Gibson is at his peak as Wallace, the role giving him heaps to do, from playing the lover, the warrior, the conqueror, but it’s the role of director that saw him most honoured; he won the best director Oscar for this film.
This truly is an epic film and a must watch, regardless of how you feel about Gibson these days (the note at the bottom of Ender’s Game still applies).
Jurassic Park (1993)
Director: Steven Spielberg
Another 90s classic rewatch and/or preparation for the reboot/new sequel. While I’m not super excited for Jurassic World, I’m more than interested enough to use it as an excuse to rewatch the first trilogy.
Jurassic Park, for those that haven’t seen it, is about a island with a giant theme park that features cloned dinosaurs as its main attraction. Three scientists (the dashing Sam Neill, the lovely Laura Dern and the snappy Jeff Goldblum) tour the park to ensure it’s safety — naturally, everything starts to go wrong.
It bears all the hallmarks of a big Spielberg blockbuster: Some action, a little romance, special effects and an interesting world, all in a family friendly package ready in time for the holidays.

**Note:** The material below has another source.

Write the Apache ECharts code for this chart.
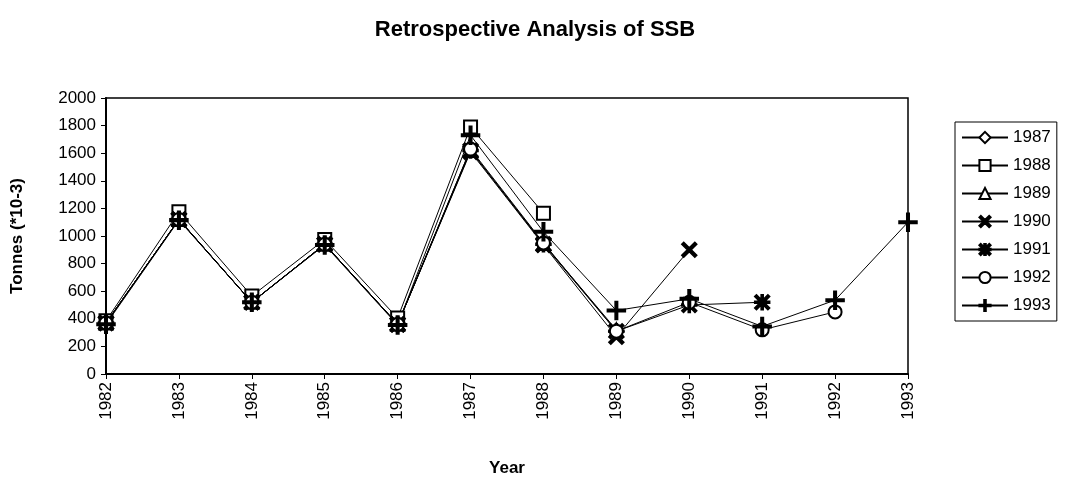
<!DOCTYPE html>
<html>
<head>
<meta charset="utf-8">
<title>Retrospective Analysis of SSB</title>
<script src="https://cdn.jsdelivr.net/npm/echarts@6/dist/echarts.min.js"></script>
<style>
	html,
	body {
		margin: 0;
		padding: 0;
		background: #fff;
	}
	#ssb_chart {
		width: 1070px;
		height: 482px;
	}
</style>
</head>
<body>
<div id="ssb_chart"></div>
<script>
// 年份 (x轴)
const years = ['1982', '1983', '1984', '1985', '1986', '1987', '1988', '1989', '1990', '1991', '1992', '1993']
// 各次评估的 SSB (Tonnes *10-3)
const ssb1987 = [370, 1120, 520, 940, 360, 1630]
const ssb1988 = [385, 1175, 565, 975, 405, 1790, 1165]
const ssb1989 = [370, 1120, 520, 940, 360, 1620, 945, 320]
const ssb1990 = [370, 1120, 520, 940, 360, 1610, 935, 270, 900]
const ssb1991 = [370, 1120, 520, 940, 360, 1620, 940, 310, 500, 520]
const ssb1992 = [370, 1120, 520, 940, 360, 1630, 950, 310, 520, 320, 450]
const ssb1993 = [360, 1115, 520, 935, 355, 1730, 1030, 460, 545, 345, 535, 1100]
const yTicks = [0, 200, 400, 600, 800, 1000, 1200, 1400, 1600, 1800, 2000]

const FONT = 'Arial, "Liberation Sans", sans-serif'

// 自定义符号
const SYM_PLUS = 'path://M4.3,0H5.7V4.3H10V5.7H5.7V10H4.3V5.7H0V4.3H4.3Z'
const SYM_X = 'path://M0,1.3L1.3,0L5,3.7L8.7,0L10,1.3L6.3,5L10,8.7L8.7,10L5,6.3L1.3,10L0,8.7L3.7,5Z'
const SYM_STAR =
	'path://M4.3,0H5.7V4.3H10V5.7H5.7V10H4.3V5.7H0V4.3H4.3Z' +
	'M0,1.2L1.2,0L5,3.8L8.8,0L10,1.2L6.2,5L10,8.8L8.8,10L5,6.2L1.2,10L0,8.8L3.8,5Z'

const seriesDefs = [
	{ name: '1987', data: ssb1987, symbol: 'emptyDiamond', size: 13 },
	{ name: '1988', data: ssb1988, symbol: 'emptyRect', size: 13 },
	{ name: '1989', data: ssb1989, symbol: 'emptyTriangle', size: 13 },
	{ name: '1990', data: ssb1990, symbol: SYM_X, size: 15 },
	{ name: '1991', data: ssb1991, symbol: SYM_STAR, size: 15 },
	{ name: '1992', data: ssb1992, symbol: 'emptyCircle', size: 13 },
	{ name: '1993', data: ssb1993, symbol: SYM_PLUS, size: 18 },
]

const myChart = echarts.init(document.getElementById('ssb_chart'))
const option = {
	animation: false,
	backgroundColor: '#fff',
	title: {
		text: 'Retrospective Analysis of SSB',
		left: 530,
		top: 14,
		textAlign: 'center',
		textStyle: {
			color: '#000',
			fontSize: 22,
			fontWeight: 'bold',
			fontFamily: FONT,
		},
	},
	legend: {
		orient: 'vertical',
		left: 955,
		top: 122,
		padding: [7, 6, 7, 6],
		itemGap: 11,
		itemWidth: 46,
		itemHeight: 14,
		borderColor: '#000',
		borderWidth: 1,
		textStyle: {
			color: '#000',
			fontSize: 17,
			fontFamily: FONT,
		},
		data: seriesDefs.map((s) => s.name),
	},
	grid: {
		left: 106,
		right: 162,
		top: 98,
		bottom: 102,
		show: true,
		borderColor: '#000',
		borderWidth: 1.5,
	},
	xAxis: {
		type: 'category',
		data: years,
		boundaryGap: false,
		name: 'Year',
		nameLocation: 'middle',
		nameGap: 86,
		nameTextStyle: {
			color: '#000',
			fontSize: 17,
			fontWeight: 'bold',
			fontFamily: FONT,
		},
		axisLine: { lineStyle: { color: '#000', width: 2 } },
		axisTick: { alignWithLabel: true, length: 5, lineStyle: { color: '#000' } },
		axisLabel: {
			rotate: 90,
			color: '#000',
			fontSize: 17,
			fontFamily: FONT,
			margin: 8,
			interval: 0,
		},
	},
	yAxis: {
		type: 'value',
		min: yTicks[0],
		max: yTicks[yTicks.length - 1],
		interval: 200,
		name: 'Tonnes (*10-3)',
		nameLocation: 'middle',
		nameGap: 80,
		nameTextStyle: {
			color: '#000',
			fontSize: 17,
			fontWeight: 'bold',
			fontFamily: FONT,
		},
		splitLine: { show: false },
		axisLine: { show: true, lineStyle: { color: '#000', width: 2 } },
		axisTick: { show: true, length: 5, lineStyle: { color: '#000' } },
		axisLabel: {
			color: '#000',
			fontSize: 17,
			fontFamily: FONT,
			margin: 10,
			formatter: (val) => String(val),
		},
	},
	series: seriesDefs.map((s) => ({
		name: s.name,
		type: 'line',
		data: s.data,
		symbol: s.symbol,
		symbolSize: s.size,
		showAllSymbol: true,
		lineStyle: { color: '#000', width: 1 },
		itemStyle: { color: '#000', borderColor: '#000', borderWidth: 1.5 },
		emphasis: { disabled: true },
	})),
}
myChart.setOption(option)
</script>
</body>
</html>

Despite it’s sequels getting progressively worse, I’m looking forward to watching this series in the coming weeks.
I watched some great films this week, but the title of Film of the Week is going to one that I hadn’t seen before and was a really fun experience. However, it really could have easily gone to about four of this week’s films.

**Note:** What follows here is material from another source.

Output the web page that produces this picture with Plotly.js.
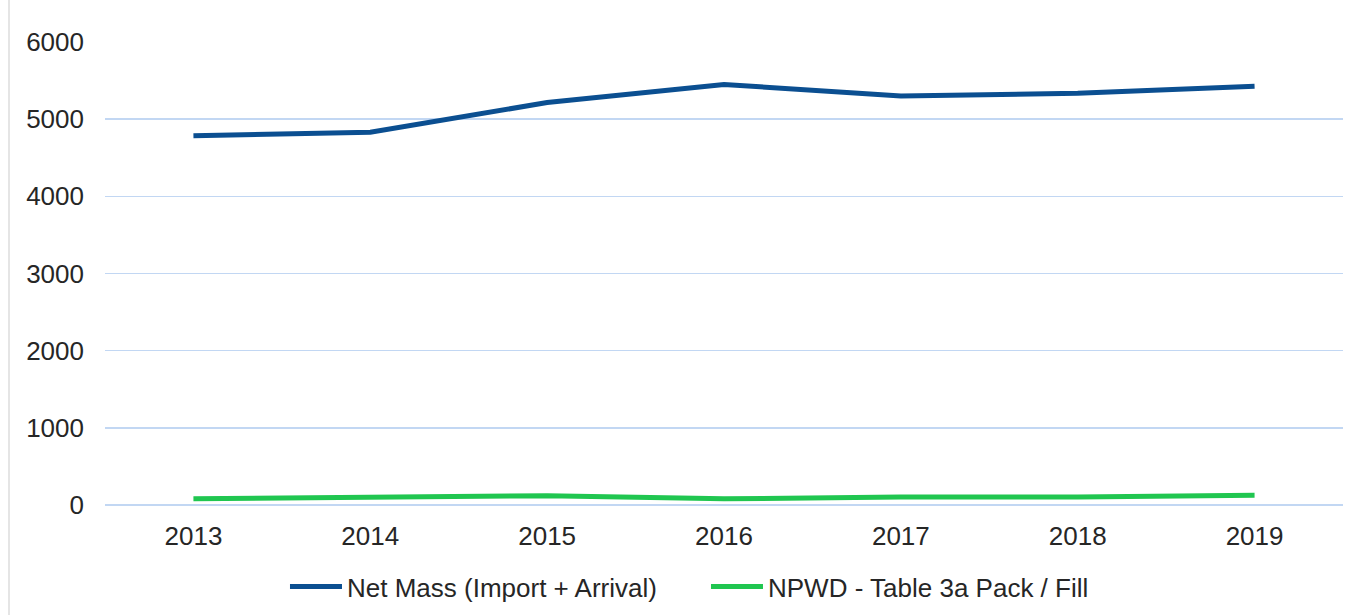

Next week might be the start of the theme weeks. The only way for you to know is to wait and see. You’ll love it!
Film of the week: The Goonies
Movies watched this week: 6
Did Not Finish (DNF) this week: 0
Time spent this week: 12:49:00
Total movies watched: 79/400
Total DNF: 2
Total time: 150:29:32
(So it turns out that last week, my total film count was out. I actually forgot about Calvary when I wrote the blog. When I added it in later, I forgot to update the totals. Silly me.)